Maine’s top court will decide whether to grant a new trial for a woman who was convicted of murdering her 10-year-old daughter, a case that prompted reforms in the state’s child protection system.

Marissa Kennedy

Sharon Kennedy, whose last name was previously Carrillo, was sentenced to 48 years in prison for her role in the death of Marissa Kennedy in 2018. A jury found the Stockton Springs mother guilty of depraved indifference murder at a lengthy and emotional trial in December. Julio Carrillo, who was the girl’s stepfather, was sentenced to 55 years after pleading guilty to the same charge.

The Maine Supreme Judicial Court heard oral arguments in Kennedy’s appeal virtually on Tuesday morning.

Her lawyers have repeatedly said that she was a victim of domestic violence at the hands of her then-husband, and that trauma caused her to falsely confess to helping him beat their daughter to death over a period of months. Defense attorney Chris MacLean argued Tuesday that the trial court should not have denied a motion to suppress that confession and failed to give adequate instructions to the jury about the defense of duress. State law defines that option as when a person is compelled to commit a crime by force or by threat of imminent death or serious bodily injury.

“Just as the death of Marissa Kennedy exposed the systematic failures of our child protective system, the conviction of Sharon Carrillo exposes the barrier to justice that victims of domestic violence continue to experience in the courts of the state of Maine,” MacLean said.

The prosecutors have argued that Sharon Kennedy’s actions could not be excused by her low cognitive ability or her own experiences of domestic violence. Assistant Attorney General Leanne Robbin argued again Tuesday that the defense attorneys had overstated the evidence of abuse against the mother, who eventually admitted her own role in the violence against her daughter.

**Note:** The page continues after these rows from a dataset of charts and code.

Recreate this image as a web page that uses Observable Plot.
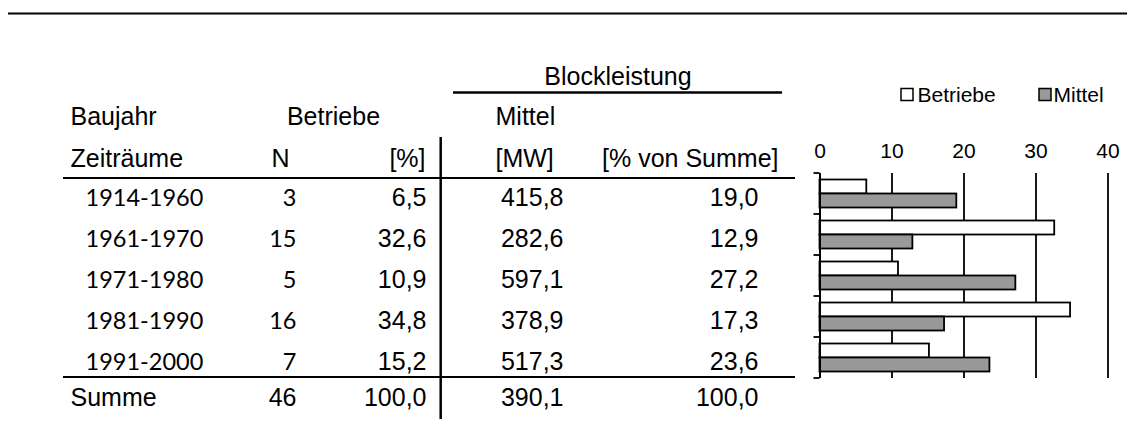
<!DOCTYPE html>
<html><head><meta charset="utf-8">
<script src="https://cdn.jsdelivr.net/npm/d3@7"></script>
<script src="https://cdn.jsdelivr.net/npm/@observablehq/plot@0.6"></script>
<style>
html,body{margin:0;padding:0;background:#fff;}
#chart svg{display:block;}
</style></head><body><div id="chart"></div>
<script>
// ---- data ----
const periods = ["1914-1960","1961-1970","1971-1980","1981-1990","1991-2000"];
const betriebeN = [3,15,5,16,7];
const betriebePct = [6.5,32.6,10.9,34.8,15.2];
const mittelMW = [415.8,282.6,597.1,378.9,517.3];
const mittelPct = [19.0,12.9,27.2,17.3,23.6];
const summeValues = ["Summe", 46, 100.0, 390.1, 100.0];
const xTicks = [0,10,20,30,40];
const seriesNames = ["Betriebe","Mittel"];
const groupHeaders = ["Blockleistung"];
const columnHeaders = ["Baujahr","Betriebe","Mittel"];
const unitHeaders = ["Zeiträume","N","[%]","[MW]","[% von Summe]"];

// ---- derived table ----
const rows = periods.map((p,i)=>({period:p, n:betriebeN[i], bPct:betriebePct[i], mw:mittelMW[i], mPct:mittelPct[i]}));
const summe = {label:summeValues[0], n:summeValues[1], bPct:summeValues[2], mw:summeValues[3], mPct:summeValues[4]};
const fmt = v => v.toFixed(1).replace(".", ",");

// ---- styling / layout ----
const ARIAL = "'Liberation Sans', Arial, sans-serif";
const CALIBRI = "Lato, 'Open Sans', sans-serif";
const FS = 25, FS_CAL = 23.5, FS_CHART = 21;
const GRAY = "#999999";

function label(data, text, dx, dy, anchor, font = ARIAL, size = FS){
  return Plot.text(data, {text, frameAnchor:"top-left", lineAnchor:"middle", dx, dy, textAnchor:anchor, fontFamily:font, fontSize:size});
}
function hdr(text, dx, dy, anchor){ return label([text], d=>d, dx, dy, anchor); }

function tableLines(index, scales) {
  const {x, y} = scales;
  const bw = y.bandwidth();
  const yTop = y(periods[0]);
  const yBottom = y(periods[periods.length-1]) + bw;
  const g = d3.create("svg:g").attr("stroke","black").attr("fill","none");
  const line = (x1,y1,x2,y2,w) => g.append("line").attr("x1",x1).attr("y1",y1).attr("x2",x2).attr("y2",y2).attr("stroke-width",w);
  line(8, 13.5, 1127, 13.5, 2);          // page rule
  line(453, 92.5, 782, 92.5, 2.5);       // under Blockleistung
  line(63, 178, 795, 178, 2);            // under headers
  line(63, yBottom - 1, 795, yBottom - 1, 2); // above Summe
  line(440.7, 137, 440.7, 419, 2.5);     // vertical separator
  for (let i = 0; i <= periods.length; i++) {
    const yy = yTop + i * bw;
    line(x(0) - 6, yy, x(0), yy, 1.8);   // category axis ticks
  }
  return g.node();
}

const bodyDy = 4;
const summeY = 397.5;

const plot = Plot.plot({
  width: 1127,
  height: 446,
  marginTop: 0, marginRight: 0, marginBottom: 0, marginLeft: 0,
  style: {fontFamily: ARIAL, background: "white", color: "black"},
  x: {domain: [0, 40], range: [819.5, 1107.5], axis: null},
  y: {type: "band", domain: periods, range: [173, 378], padding: 0, axis: null},
  marks: [
    // gridlines
    Plot.ruleX(xTicks.slice(1), {x: d=>d, y1: ()=>periods[0], y2: ()=>periods[periods.length-1], stroke:"black", strokeWidth:1.8}),
    // bars
    Plot.barX(rows, {x:"bPct", y:"period", fill:"white", stroke:"black", strokeWidth:1.8, insetTop:6.5, insetBottom:20.5}),
    Plot.barX(rows, {x:"mPct", y:"period", fill:GRAY, stroke:"black", strokeWidth:1.8, insetTop:20.5, insetBottom:6.5}),
    // category axis line
    Plot.ruleX([0], {x: d=>d, y1: ()=>periods[0], y2: ()=>periods[periods.length-1], stroke:"black", strokeWidth:2}),
    // x tick labels (top)
    Plot.text(xTicks, {x: d=>d, text: d=>String(d), frameAnchor:"top", lineAnchor:"middle", dy:151, fontFamily:ARIAL, fontSize:FS_CHART}),
    // legend
    Plot.dot([seriesNames[0]], {frameAnchor:"top-left", dx:906.5, dy:94, symbol:"square", r:6.77, fill:"white", stroke:"black", strokeWidth:1.5}),
    label([seriesNames[0]], d=>d, 917, 94.5, "start", ARIAL, FS_CHART),
    Plot.dot([seriesNames[1]], {frameAnchor:"top-left", dx:1044.5, dy:94, symbol:"square", r:6.77, fill:GRAY, stroke:"black", strokeWidth:1.5}),
    label([seriesNames[1]], d=>d, 1053, 94.5, "start", ARIAL, FS_CHART),
    // table lines
    tableLines,
    // headers
    hdr(groupHeaders[0], 617.5, 76, "middle"),
    hdr(columnHeaders[0], 70, 116, "start"),
    hdr(columnHeaders[1], 333, 116, "middle"),
    hdr(columnHeaders[2], 495, 116, "start"),
    hdr(unitHeaders[0], 70, 158.5, "start"),
    hdr(unitHeaders[1], 280, 158.5, "middle"),
    hdr(unitHeaders[2], 425, 158.5, "end"),
    hdr(unitHeaders[3], 495, 158.5, "start"),
    hdr(unitHeaders[4], 778, 158.5, "end"),
    // body rows
    Plot.text(rows, {y:"period", text:"period", frameAnchor:"left", lineAnchor:"middle", dx:85, dy:bodyDy, textAnchor:"start", fontFamily:CALIBRI, fontSize:FS_CAL}),
    Plot.text(rows, {y:"period", text:d=>String(d.n), frameAnchor:"left", lineAnchor:"middle", dx:296, dy:bodyDy, textAnchor:"end", fontFamily:CALIBRI, fontSize:FS_CAL}),
    Plot.text(rows, {y:"period", text:d=>fmt(d.bPct), frameAnchor:"left", lineAnchor:"middle", dx:426, dy:bodyDy, textAnchor:"end", fontFamily:ARIAL, fontSize:FS}),
    Plot.text(rows, {y:"period", text:d=>fmt(d.mw), frameAnchor:"left", lineAnchor:"middle", dx:563, dy:bodyDy, textAnchor:"end", fontFamily:ARIAL, fontSize:FS}),
    Plot.text(rows, {y:"period", text:d=>fmt(d.mPct), frameAnchor:"left", lineAnchor:"middle", dx:758, dy:bodyDy, textAnchor:"end", fontFamily:ARIAL, fontSize:FS}),
    // Summe row
    label([summe], "label", 70, summeY, "start"),
    label([summe], d=>String(d.n), 296, summeY, "end"),
    label([summe], d=>fmt(d.bPct), 426, summeY, "end"),
    label([summe], d=>fmt(d.mw), 563, summeY, "end"),
    label([summe], d=>fmt(d.mPct), 758, summeY, "end")
  ]
});
document.getElementById("chart").append(plot);
</script>
</body></html>
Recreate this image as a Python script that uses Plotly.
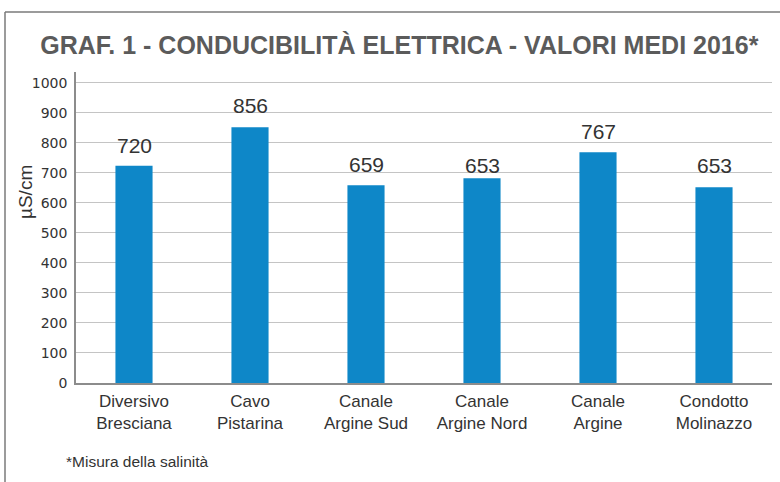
import plotly.graph_objects as go

categories = ["Diversivo<br>Bresciana", "Cavo<br>Pistarina", "Canale<br>Argine Sud",
              "Canale<br>Argine Nord", "Canale<br>Argine", "Condotto<br>Molinazzo"]
bar_values = [724, 852, 659, 682, 769, 652]
label_values = [720, 856, 659, 653, 767, 653]
y_ticks = [0, 100, 200, 300, 400, 500, 600, 700, 800, 900, 1000]

title_text = "GRAF. 1 - CONDUCIBILITÀ ELETTRICA - VALORI MEDI 2016*"
y_title = "µS/cm"
footnote = "*Misura della salinità"

W, H = 780, 482
L, R, T, B = 76, 8, 72, 99
PW, PH = W - L - R, H - T - B


def px_x(x):
    return (x - L) / PW


def px_y(y):
    return (H - B - y) / PH


fig = go.Figure()
fig.add_trace(go.Bar(
    x=categories, y=bar_values,
    marker=dict(color="#0e87c8", line=dict(width=0)),
    hoverinfo="skip",
))

for c, v in zip(categories, label_values):
    fig.add_annotation(x=c, y=v, text=str(v), showarrow=False, yanchor="middle",
                       yshift=21, font=dict(family="Liberation Sans, Arial", size=21, color="#333333"))

fig.update_layout(
    width=W, height=H,
    margin=dict(l=L, r=R, t=T, b=B, pad=0),
    paper_bgcolor="white", plot_bgcolor="white",
    bargap=0.68,
    showlegend=False,
    title=dict(text="<b>" + title_text + "</b>", x=0.512, xanchor="center", y=1 - 45 / H, yanchor="middle",
               font=dict(family="Liberation Sans, Arial", size=25, color="#5b5b5b")),
    xaxis=dict(showline=True, linecolor="#8c8c8c", linewidth=1.5, showgrid=False, ticks="",
               ticklabelstandoff=2,
               tickfont=dict(family="Liberation Sans, Arial", size=17, color="#333333")),
    yaxis=dict(range=[0, 1036], tickvals=y_ticks, showline=True, linecolor="#8c8c8c", linewidth=1.5,
               showgrid=True, gridcolor="#c4c4c4", gridwidth=1, ticks="", zeroline=False,
               tickfont=dict(family="DejaVu Sans", size=14, color="#333333"), ticklabelstandoff=4),
)

# y-axis title
fig.add_annotation(text=y_title, xref="paper", yref="paper", x=px_x(25), y=px_y(192),
                   xanchor="center", yanchor="middle", textangle=-90, showarrow=False,
                   font=dict(family="Liberation Sans, Arial", size=19, color="#333333"))

# frame around chart (top and left edges)
fig.add_shape(type="line", xref="paper", yref="paper",
              x0=px_x(5), x1=px_x(W + 5), y0=px_y(12), y1=px_y(12),
              line=dict(color="#7a7a7a", width=1.5))
fig.add_shape(type="line", xref="paper", yref="paper",
              x0=px_x(5), x1=px_x(5), y0=px_y(12), y1=px_y(H + 5),
              line=dict(color="#7a7a7a", width=1.5))

fig.add_annotation(text=footnote, xref="paper", yref="paper",
                   x=px_x(64), y=px_y(462),
                   xanchor="left", yanchor="middle", showarrow=False,
                   font=dict(family="Liberation Sans, Arial", size=15.5, color="#333333"))

fig.write_html("out.html", config={"displayModeBar": False},
               post_script="document.body.style.margin='0';")
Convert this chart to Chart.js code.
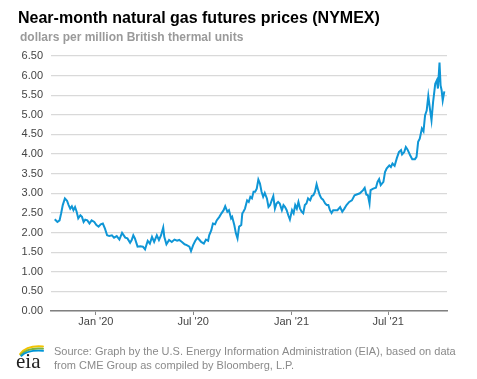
<!DOCTYPE html>
<html>
<head>
<meta charset="utf-8">
<script src="https://cdn.jsdelivr.net/npm/chart.js@4.4.1/dist/chart.umd.min.js"></script>
<style>
html,body{margin:0;padding:0;background:#fff;}
#wrap{position:relative;width:477px;height:379px;}
</style>
</head>
<body>
<div id="wrap"><canvas id="c" width="477" height="379"></canvas></div>
<script>
const titleText = "Near-month natural gas futures prices (NYMEX)";
const subtitleText = "dollars per million British thermal units";
const sourceLines = [
  "Source: Graph by the U.S. Energy Information Administration (EIA), based on data",
  "from CME Group as compiled by Bloomberg, L.P."
];
const tickDates = ["2020-01-01", "2020-07-01", "2021-01-01", "2021-07-01"];
const tickLabels = ["Jan '20", "Jul '20", "Jan '21", "Jul '21"];
const xRange = ["2019-10-09", "2021-10-19"];

const dates = [
"2019-10-16","2019-10-21","2019-10-25","2019-10-28","2019-10-31","2019-11-04","2019-11-08","2019-11-11","2019-11-14","2019-11-17",
"2019-11-20","2019-11-23","2019-11-26","2019-11-29","2019-12-03","2019-12-06","2019-12-09","2019-12-12","2019-12-16","2019-12-20",
"2019-12-24","2019-12-29","2020-01-02","2020-01-06","2020-01-10","2020-01-14","2020-01-18","2020-01-22","2020-01-26","2020-01-31",
"2020-02-04","2020-02-09","2020-02-14","2020-02-19","2020-02-25","2020-02-29","2020-03-05","2020-03-08","2020-03-11","2020-03-14",
"2020-03-19","2020-03-24","2020-03-29","2020-04-02","2020-04-07","2020-04-11","2020-04-15","2020-04-19","2020-04-24","2020-04-28",
"2020-05-02","2020-05-06","2020-05-08","2020-05-12","2020-05-17","2020-05-22","2020-05-27","2020-06-01","2020-06-05","2020-06-10",
"2020-06-15","2020-06-19","2020-06-24","2020-06-27","2020-07-01","2020-07-05","2020-07-09","2020-07-13","2020-07-16","2020-07-21",
"2020-07-25","2020-07-29","2020-07-31","2020-08-04","2020-08-07","2020-08-11","2020-08-14","2020-08-19","2020-08-23","2020-08-27",
"2020-08-30","2020-09-03","2020-09-06","2020-09-10","2020-09-12","2020-09-16","2020-09-19","2020-09-22","2020-09-25","2020-09-29",
"2020-10-01","2020-10-03","2020-10-06","2020-10-10","2020-10-13","2020-10-16","2020-10-19","2020-10-22","2020-10-25","2020-10-28",
"2020-10-31","2020-11-03","2020-11-06","2020-11-09","2020-11-12","2020-11-16","2020-11-19","2020-11-22","2020-11-25","2020-11-28",
"2020-12-01","2020-12-04","2020-12-07","2020-12-10","2020-12-14","2020-12-17","2020-12-20","2020-12-23","2020-12-26","2020-12-29",
"2021-01-02","2021-01-05","2021-01-08","2021-01-11","2021-01-14","2021-01-17","2021-01-20","2021-01-23","2021-01-26","2021-01-29",
"2021-02-01","2021-02-05","2021-02-08","2021-02-11","2021-02-14","2021-02-17","2021-02-20","2021-02-23","2021-02-26","2021-03-01",
"2021-03-05","2021-03-08","2021-03-11","2021-03-14","2021-03-17","2021-03-20","2021-03-23","2021-03-28","2021-04-02","2021-04-06",
"2021-04-10","2021-04-14","2021-04-19","2021-04-24","2021-04-29","2021-05-03","2021-05-09","2021-05-15","2021-05-18","2021-05-21",
"2021-05-24","2021-05-27","2021-05-29","2021-06-03","2021-06-08","2021-06-11","2021-06-14","2021-06-17","2021-06-22","2021-06-25",
"2021-06-28","2021-07-03","2021-07-06","2021-07-09","2021-07-13","2021-07-17","2021-07-21","2021-07-25","2021-07-27","2021-07-31",
"2021-08-03","2021-08-06","2021-08-11","2021-08-15","2021-08-20","2021-08-23","2021-08-26","2021-08-29","2021-09-02","2021-09-05",
"2021-09-08","2021-09-11","2021-09-14","2021-09-17","2021-09-20","2021-09-23","2021-09-27","2021-09-30","2021-10-02","2021-10-05",
"2021-10-07","2021-10-09","2021-10-11","2021-10-14"
];
const prices = [
2.34,2.27,2.31,2.49,2.70,2.87,2.81,2.70,2.61,2.67,
2.57,2.65,2.53,2.36,2.44,2.40,2.27,2.33,2.31,2.23,
2.31,2.27,2.19,2.15,2.21,2.23,2.10,1.93,1.91,1.93,
1.87,1.91,1.82,1.99,1.87,1.85,1.74,1.81,1.93,1.85,
1.64,1.65,1.64,1.57,1.79,1.72,1.89,1.76,1.93,1.81,
1.93,2.13,1.89,1.70,1.81,1.76,1.82,1.79,1.81,1.76,
1.70,1.68,1.64,1.53,1.68,1.79,1.87,1.81,1.76,1.72,
1.82,1.79,1.93,2.06,2.23,2.21,2.31,2.40,2.49,2.57,
2.67,2.53,2.57,2.36,2.40,2.19,1.98,1.85,2.15,2.19,
2.49,2.53,2.61,2.82,2.78,2.91,2.87,3.04,3.04,3.12,
3.35,3.25,3.04,2.91,3.01,2.87,2.65,2.70,2.82,2.93,
2.61,2.74,2.78,2.74,2.57,2.70,2.65,2.57,2.44,2.33,
2.57,2.49,2.70,2.61,2.78,2.61,2.53,2.49,2.70,2.74,
2.87,2.82,2.93,2.95,3.04,3.23,3.08,2.95,2.87,2.84,
2.74,2.70,2.70,2.57,2.50,2.57,2.57,2.57,2.65,2.53,
2.61,2.70,2.78,2.82,2.95,2.97,3.00,3.08,3.14,2.97,
2.95,2.74,3.08,3.12,3.14,3.29,3.36,3.21,3.29,3.54,
3.63,3.71,3.67,3.76,3.70,3.89,4.05,4.10,3.99,4.05,
4.18,4.12,3.97,3.87,3.87,3.93,4.31,4.39,4.65,4.58,
4.99,5.11,5.48,5.16,4.86,5.33,5.79,5.88,5.67,6.33,
5.75,5.62,5.37,5.60
];

function ts(s){ const p = s.split("-").map(Number); return Date.UTC(p[0], p[1]-1, p[2]); }
const points = dates.map((d,i)=>({x: ts(d), y: prices[i]}));
const tickValues = tickDates.map(ts);

const textPlugin = {
  id: "texts",
  afterDraw(chart){
    const ctx = chart.ctx;
    ctx.save();
    ctx.textBaseline = "alphabetic";
    ctx.textAlign = "left";
    ctx.fillStyle = "#000";
    ctx.font = "bold 16px 'Liberation Sans', Arial, sans-serif";
    ctx.fillText(titleText, 18, 23);
    ctx.fillStyle = "#9a9a9a";
    ctx.font = "bold 12px 'Liberation Sans', Arial, sans-serif";
    ctx.fillText(subtitleText, 20, 41);
    ctx.fillStyle = "#8a8a8a";
    ctx.font = "11px 'Liberation Sans', Arial, sans-serif";
    ctx.fillText(sourceLines[0], 54, 354.5);
    ctx.fillText(sourceLines[1], 54, 369);
    // eia logo swooshes
    ctx.lineCap = "round";
    const arcs = [["#f2c300", 0], ["#7cb342", 2.4], ["#0096d7", 4.8]];
    arcs.forEach(a=>{
      ctx.strokeStyle = a[0];
      ctx.lineWidth = 1.9;
      ctx.beginPath();
      ctx.moveTo(20 + a[1]*0.3, 354 + a[1]*0.4);
      ctx.quadraticCurveTo(27, 345 + a[1], 43, 346.5 + a[1]*0.9);
      ctx.stroke();
    });
    ctx.fillStyle = "#222";
    ctx.font = "21px 'Liberation Serif', 'DejaVu Serif', serif";
    ctx.fillText("eia", 16, 368);
    ctx.restore();
  }
};

new Chart(document.getElementById("c"), {
  type: "line",
  data: { datasets: [{
    data: points,
    borderColor: "#0f96d6",
    borderWidth: 2,
    pointRadius: 0,
    tension: 0,
    fill: false
  }]},
  options: {
    responsive: false,
    animation: false,
    events: [],
    layout: { padding: { left: 17, right: 30, top: 56, bottom: 0 } },
    plugins: { legend: { display: false }, tooltip: { enabled: false } },
    scales: {
      x: {
        type: "linear",
        min: ts(xRange[0]),
        max: ts(xRange[1]),
        afterBuildTicks(scale){ scale.ticks = tickValues.map(v=>({value: v})); },
        afterFit(scale){ scale.height = 68; },
        ticks: {
          autoSkip: false,
          maxRotation: 0,
          padding: 0,
          color: "#444",
          font: { size: 11, family: "'Liberation Sans', Arial, sans-serif" },
          callback(v){ const i = tickValues.indexOf(v); return i >= 0 ? tickLabels[i] : ""; }
        },
        grid: { drawOnChartArea: false, drawTicks: true, tickLength: 4, color: "#888", lineWidth: 1 },
        border: { display: true, color: "#808080", width: 1.5 }
      },
      y: {
        min: 0,
        max: 6.5,
        afterFit(scale){ scale.width = 34; },
        ticks: {
          stepSize: 0.5,
          padding: 8,
          color: "#444",
          font: { size: 11, family: "'Liberation Sans', Arial, sans-serif" },
          callback(v){ return v.toFixed(2); }
        },
        grid: { color: "#d9d9d9", lineWidth: 1.3, drawTicks: false },
        border: { display: false }
      }
    }
  },
  plugins: [textPlugin]
});
</script>
</body>
</html>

“The domestic violence torture victim was 10-year-old Marissa Kennedy, the victim of depraved indifference murder by her parents,” Robbin said.

Kennedy, 36, is incarcerated at the Maine Correctional Center in Windham. Carrillo, 54, is serving his own sentence in New Hampshire. A clerk at the Supreme Judicial Court said Carrillo did not file an appeal in his own case.

The justices do not have a timetable for their opinion.